Der Ärger über die ständig neuen, wieder geänderten und teils in der Praxis nicht umsetzbaren Verordnungen, Erlasse und Regelungen ist bei den Heimleitungen geblieben: "Ohne Politik wäre es einfacher gewesen", sagt Bernd Sandbothe, der das Achatius-Haus in Münster-Wolbeck und Haus Heidhorn im Stadtteil Hiltrup leitet. Besuchskonzepte haben alle Heime längst gefunden, in der Regel Erweiterungen der schon vor dem Muttertag erprobten Möglichkeiten. Sie fallen nach wie vor recht unterschiedlich aus, je nach den örtlichen Voraussetzungen.

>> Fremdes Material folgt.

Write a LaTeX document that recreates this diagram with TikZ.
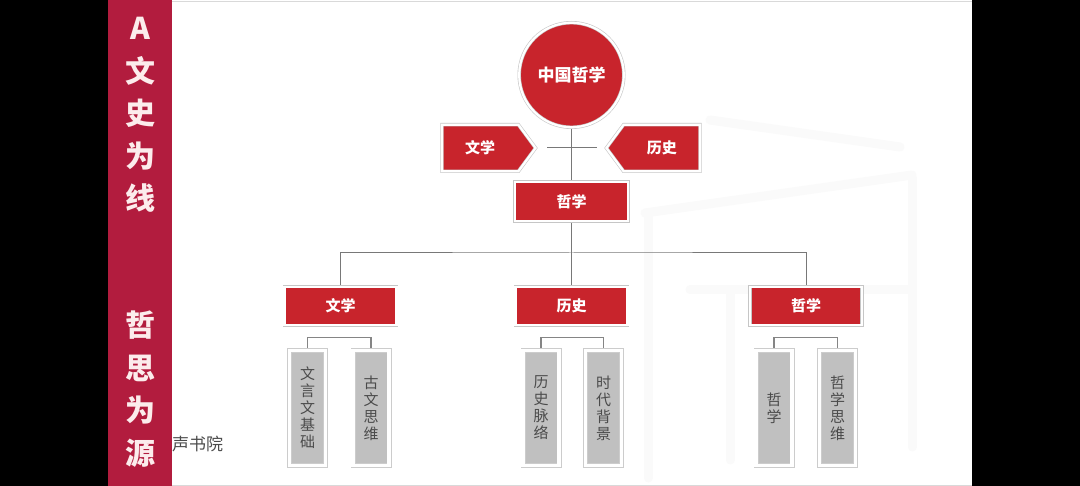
\documentclass[tikz,border=0pt]{standalone}
\usepackage{fontspec}
\newfontfamily\cjk{Noto Sans CJK SC}
\usetikzlibrary{shapes.symbols,backgrounds}
\definecolor{barred}{RGB}{178,28,62}
\definecolor{boxred}{RGB}{200,36,44}
\definecolor{bartext}{RGB}{252,236,236}
\definecolor{leafgray}{RGB}{192,192,192}
\definecolor{leaftext}{RGB}{75,75,75}
\definecolor{linegray}{RGB}{120,120,120}
\tikzset{
  redbox/.style={rectangle, fill=boxred, draw=gray!45, double=white, double distance=2.2pt,
    line width=0.6pt, text=white, font=\cjk\bfseries\fontsize{15}{15}\selectfont, inner sep=0pt,
    minimum width=112pt, minimum height=38.6pt},
  redcirc/.style={circle, fill=boxred, draw=gray!45, double=white, double distance=2.2pt,
    line width=0.6pt, text=white, font=\cjk\bfseries\fontsize{17}{17}\selectfont, inner sep=0pt,
    minimum size=104.6pt},
  redsig/.style={signal, fill=boxred, draw=gray!45, double=white, double distance=2.2pt,
    line width=0.6pt, text=white, font=\cjk\bfseries\fontsize{15}{15}\selectfont, inner sep=0pt,
    minimum width=93.6pt, minimum height=46.6pt, signal pointer angle=107},
  leaf/.style={rectangle, fill=leafgray, draw=gray!40, double=white, double distance=3.8pt,
    line width=0.6pt, text=leaftext, font=\cjk\fontsize{15}{17}\selectfont, align=center,
    inner sep=0pt, minimum width=36pt, minimum height=115pt},
  tree/.style={draw=linegray, line width=1pt},
  brk/.style={draw=linegray!90, line width=1.6pt},
  bartxt/.style={text=bartext, font=\cjk\bfseries\fontsize{30}{42.5}\selectfont, align=center, inner sep=0pt},
  faint/.style={draw=gray!4, line width=9pt, line cap=round}
}
\begin{document}
\begin{tikzpicture}[x=1pt,y=-1pt]
\useasboundingbox (0,0) rectangle (1080,486);
\begin{scope}[on background layer]
  \fill[black] (0,0) rectangle (1080,486);
  \fill[white] (108,0) rectangle (972,486);
  \draw[gray!30, line width=0.8pt] (172,1) -- (972,1);
  \draw[gray!30, line width=0.8pt] (172,485) -- (972,485);
  % faint background glyph
  \draw[faint] (710,120) -- (900,147);
  \draw[faint] (645,213) -- (912,175);
  \draw[faint] (648,215) -- (648,478);
  \draw[faint] (912,178) -- (912,447);
  \draw[faint] (690,290) -- (912,290);
  \draw[faint] (730,290) -- (730,460);
  \fill[barred] (108,0) rectangle (172,486);
\end{scope}

% left bar text
\node[bartxt] (bar1) at (140,115) {A\\文\\史\\为\\线};
\node[bartxt] (bar2) at (140,389) {哲\\思\\为\\源};

% watermark
\node[anchor=west, text=gray!60!black, font=\cjk\fontsize{17}{17}\selectfont, inner sep=0pt] (wm) at (172,444) {声书院};

% top part
\node[redcirc] (root) at (571.5,75) {中国哲学};
\node[redsig, signal to=east, anchor=west] (wx) at (441.7,148) {文学};
\node[redsig, signal to=west, anchor=east] (ls) at (700.3,148) {历史};
\node[redbox, minimum width=113.6pt, minimum height=39.6pt] (zx) at (571.5,201.5) {哲学};
\coordinate (cl) at (547,148);
\coordinate (cr) at (597,148);
\coordinate (hub) at (571.5,253);

% second level
\node[redbox] (b1) at (340.5,306) {文学};
\node[redbox] (b2) at (571.5,306) {历史};
\node[redbox] (b3) at (806,306) {哲学};

% leaves
\node[leaf] (l1) at (307.5,408) {文\\言\\文\\基\\础};
\node[leaf] (l2) at (371,408) {古\\文\\思\\维};
\node[leaf] (l3) at (541,408) {历\\史\\脉\\络};
\node[leaf] (l4) at (603.5,408) {时\\代\\背\\景};
\node[leaf] (l5) at (774,408) {哲\\学};
\node[leaf] (l6) at (837.5,408) {哲\\学\\思\\维};

\begin{scope}[on background layer]
  \draw[tree] (root.south) -- (zx.north);
  \draw[tree] (cl) -- (cr);
  \draw[tree] (zx.south) -- (hub);
  \draw[tree] (b1.north) |- (hub) -| (b3.north);
  \draw[tree] (hub) -- (b2.north);
  \draw[brk] (l1.north) -- ++(0,-12.5) -| (l2.north);
  \draw[brk] (l3.north) -- ++(0,-12.5) -| (l4.north);
  \draw[brk] (l5.north) -- ++(0,-12.5) -| (l6.north);
\end{scope}
\end{tikzpicture}
\end{document}
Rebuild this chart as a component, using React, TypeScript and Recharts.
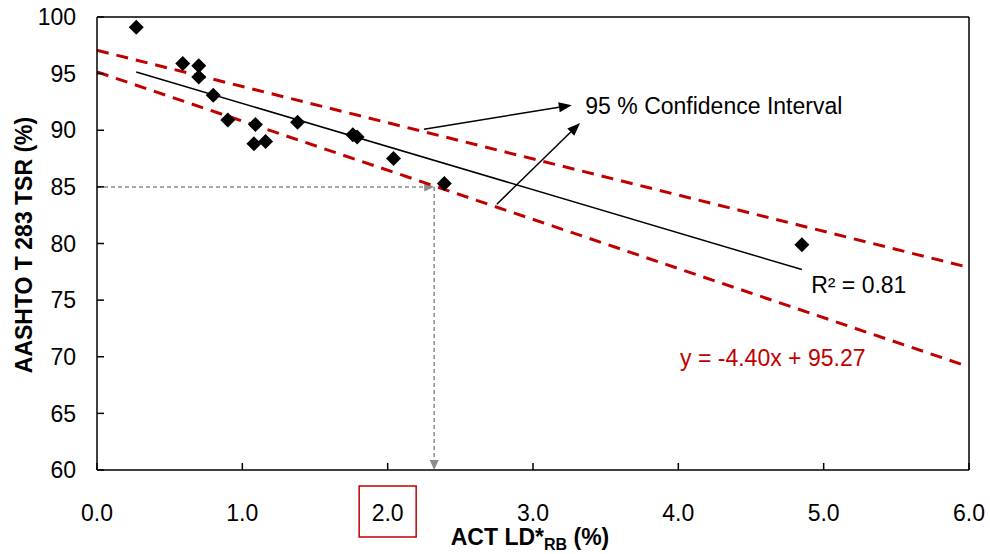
import React from 'react';
import {
  ScatterChart,
  Scatter,
  XAxis,
  YAxis,
  ReferenceLine,
  ReferenceDot,
} from 'recharts';

// measured points (ACT LD*RB %, AASHTO T 283 TSR %)
const actLd = [0.27, 0.59, 0.7, 0.7, 0.8, 0.9, 1.09, 1.08, 1.16, 1.38, 1.76, 1.79, 2.04, 2.39, 4.85];
const tsr = [99.1, 95.9, 95.7, 94.7, 93.1, 90.9, 90.5, 88.8, 89.0, 90.7, 89.6, 89.4, 87.5, 85.3, 79.9];

const xTicks = [0, 1, 2, 3, 4, 5, 6];
const yTicks = [60, 65, 70, 75, 80, 85, 90, 95, 100];
const boxedTick = 2;

// fitted trend and 95 % confidence bounds
const trendLine = [{ x: 0.27, y: 95.15 }, { x: 4.85, y: 77.7 }];
const upperBound = [{ x: 0, y: 97.06 }, { x: 6, y: 77.88 }];
const lowerBound = [{ x: 0, y: 95.15 }, { x: 6, y: 69.11 }];

// read-off at TSR = 85 %
const readOffX = 2.32;
const readOffY = 85;

// arrows pointing from the bounds to the label
const ciArrowUpper = [{ x: 2.25, y: 90.09 }, { x: 3.267, y: 92.21 }];
const ciArrowLower = [{ x: 2.751, y: 83.47 }, { x: 3.324, y: 90.64 }];

const ciLabel = { x: 3.36, y: 92.12, text: '95 % Confidence Interval' };
const r2Label = { x: 4.914, y: 76.31, text: 'R² = 0.81' };
const eqLabel = { x: 4.012, y: 69.88, text: 'y = -4.40x + 95.27' };

const FONT = "'Liberation Sans', Arial, sans-serif";
const RED = '#C00000';

const points = actLd.map((x, i) => ({ x, y: tsr[i] }));

const Diamond = (props: any) => {
  const { cx, cy } = props;
  const r = 7.5;
  return (
    <polygon
      points={`${cx},${cy - r} ${cx + r},${cy} ${cx},${cy + r} ${cx - r},${cy}`}
      fill="#000"
    />
  );
};

const arrowShape =
  (color: string, width: number, dash: string | undefined, head: number, headW: number) =>
  (p: any) => {
    const { x1, y1, x2, y2 } = p;
    const dx = x2 - x1;
    const dy = y2 - y1;
    const len = Math.hypot(dx, dy) || 1;
    const ux = dx / len;
    const uy = dy / len;
    const bx = x2 - ux * head;
    const by = y2 - uy * head;
    const px = (-uy * headW) / 2;
    const py = (ux * headW) / 2;
    return (
      <g>
        <line x1={x1} y1={y1} x2={bx} y2={by} stroke={color} strokeWidth={width} strokeDasharray={dash} />
        <polygon points={`${x2},${y2} ${bx + px},${by + py} ${bx - px},${by - py}`} fill={color} />
      </g>
    );
  };

const textShape = (text: string, color: string) => (p: any) => (
  <text
    x={p.cx}
    y={p.cy}
    dominantBaseline="central"
    fontFamily={FONT}
    fontSize={23}
    fill={color}
  >
    {text}
  </text>
);

const XTick = (props: any) => {
  const { x, y, payload } = props;
  return (
    <g>
      {payload.value === boxedTick && (
        <rect x={x - 28.5} y={y - 19} width={57} height={51} fill="none" stroke={RED} strokeWidth={1.5} />
      )}
      <text x={x} y={y} dy="0.71em" textAnchor="middle" fontFamily={FONT} fontSize={23} fill="#000">
        {payload.value.toFixed(1)}
      </text>
    </g>
  );
};

const XTitle = (props: any) => {
  const { x, y, width } = props.viewBox;
  return (
    <text x={x + width / 2 - 3} y={y + 75} textAnchor="middle" fontFamily={FONT} fontSize={23} fontWeight="bold" fill="#000">
      <tspan>ACT LD*</tspan>
      <tspan fontSize={16} dy={5}>RB</tspan>
      <tspan dy={-5}> (%)</tspan>
    </text>
  );
};

const YTitle = (props: any) => {
  const { x, y, height } = props.viewBox;
  const cx = x + 24;
  const cy = y + height / 2 + 1.5;
  return (
    <text
      x={cx}
      y={cy}
      transform={`rotate(-90, ${cx}, ${cy})`}
      textAnchor="middle"
      dominantBaseline="central"
      fontFamily={FONT}
      fontSize={23}
      fontWeight="bold"
      fill="#000"
    >
      AASHTO T 283 TSR (%)
    </text>
  );
};

export default function App() {
  return (
    <div style={{ position: 'absolute', left: 0, top: 0, width: 990, height: 554, background: '#fff' }}>
      <ScatterChart width={990} height={554} margin={{ top: 17, right: 21, bottom: 0, left: 0 }}>
        <XAxis
          type="number"
          dataKey="x"
          domain={[0, 6]}
          ticks={xTicks}
          interval={0}
          allowDataOverflow
          height={84}
          tickSize={-7}
          tickMargin={42}
          axisLine={{ stroke: '#000', strokeWidth: 1.5 }}
          tickLine={{ stroke: '#000', strokeWidth: 1.5 }}
          tick={<XTick />}
          label={<XTitle />}
        />
        <YAxis
          type="number"
          dataKey="y"
          domain={[60, 100]}
          ticks={yTicks}
          interval={0}
          allowDataOverflow
          width={97}
          tickSize={-7}
          tickMargin={28}
          axisLine={{ stroke: '#000', strokeWidth: 1.5 }}
          tickLine={{ stroke: '#000', strokeWidth: 1.5 }}
          tick={{ fontFamily: FONT, fontSize: 23, fill: '#000' }}
          label={<YTitle />}
        />
        <ReferenceLine y={100} stroke="#000" strokeWidth={1.5} />
        <ReferenceLine x={6} stroke="#000" strokeWidth={1.5} />

        <ReferenceLine
          segment={[{ x: 0, y: readOffY }, { x: readOffX, y: readOffY }]}
          shape={arrowShape('#8c8c8c', 1.5, '4 3', 10, 9)}
        />
        <ReferenceLine
          segment={[{ x: readOffX, y: readOffY }, { x: readOffX, y: 60 }]}
          shape={arrowShape('#8c8c8c', 1.5, '4 3', 10, 9)}
        />

        <Scatter data={points} shape={<Diamond />} isAnimationActive={false} />

        <ReferenceLine segment={trendLine} stroke="#000" strokeWidth={1.5} />
        <ReferenceLine segment={upperBound} stroke={RED} strokeWidth={3} strokeDasharray="12 8" />
        <ReferenceLine segment={lowerBound} stroke={RED} strokeWidth={3} strokeDasharray="12 8" />

        <ReferenceLine segment={ciArrowUpper} shape={arrowShape('#000', 1.5, undefined, 13, 10)} />
        <ReferenceLine segment={ciArrowLower} shape={arrowShape('#000', 1.5, undefined, 13, 10)} />

        <ReferenceDot x={ciLabel.x} y={ciLabel.y} r={0} shape={textShape(ciLabel.text, '#000')} />
        <ReferenceDot x={r2Label.x} y={r2Label.y} r={0} shape={textShape(r2Label.text, '#000')} />
        <ReferenceDot x={eqLabel.x} y={eqLabel.y} r={0} shape={textShape(eqLabel.text, RED)} />
      </ScatterChart>
    </div>
  );
}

Susanne Bönninghoff, die die Friedrichsburg in Münster leitet, will nach wie vor keine Besucher ins Haus lassen. Problem sei, dass sich viele Bewohner in der großen Eingangshalle aufhielten, in der auch das Café angesiedelt sei. Wenn da viele Besucher hineinkämen, könnten die Abstandsregeln nur noch schwer eingehalten werden. "Schlimmstenfalls könnten unsere Bewohner die Halle nicht mehr nutzen", erklärt Bönninghoff. Weiterhin soll der Kontakt deshalb über Besucherfenster laufen. Eine Beschwerde dazu hat sie mit der Heimaufsicht schon rechtlich abgeklärt. Im Grunde sei das zu handhaben wie in den immer mal wieder auftretenden Einbrüchen von Noro-Viren. Die Bewohner erlebt sie dabei "sehr gelassen".
Dass die Besuchsregelungen in der Friedrichsburg noch sehr eng seien, ist aus Sicht von Anne Eckert, Referatsleiterin Altenhilfe und Sozialstationen im Diözesancaritasverband Münster gut nachvollziehbar. Es sei eben eine große Einrichtung mit 138 Plätzen in der Stadt. Immerhin sei es so gelungen, dass es bislang keinen Infektionsfall gegeben habe.
Ebenso kann sie den freieren Umgang im Achatius-Haus und Haus Heidhorn verstehen. Dies seien kleinere Einrichtungen in ländlicher Umgebung. Zudem lebten im Achatius-Haus viele jüngere und noch orientierte Pflegebedürftige, denen die Schutzregeln erklärbar seien. Bernd Sandbothe ermöglicht Besuchern unter den gegebenen Schutzregeln wie Maskentragen und Abstand halten Zutritt. Spaziergänge mit Angehörigen auch außerhalb des Geländes erlaube die Verordnung des Landes.
Auch wenn es in seinen Häusern bislang keine Infektion gegeben hat, ist Sandbothe sich darüber im Klaren, dass es "ohnehin keine 100prozentige Sicherheit geben kann". Eine Abschottung werde nicht möglich sein, bis ein Impfstoff sie ermögliche. Wichtig sei, die Bewohner gut zu beobachten und bei Symptomen schnellstmöglich zu testen und Infizierte zu isolieren.
Dass die ersten Verordnungen selbst ohne Infektionen forderten, das Bewohner umziehnen müssten, um isolierte Gruppen zu bilden, sei nicht nachvollziehbar gewesen, so Sandbothe. Wegen Grippe- und Noro-Viren verfügten die Altenheime über genügend Erfahrung, wie Krankheitseinbrüche eingedämmt werden können. Hierin ist sich Sandbothe mit seiner Kollegin Bönninghoff völlig einig.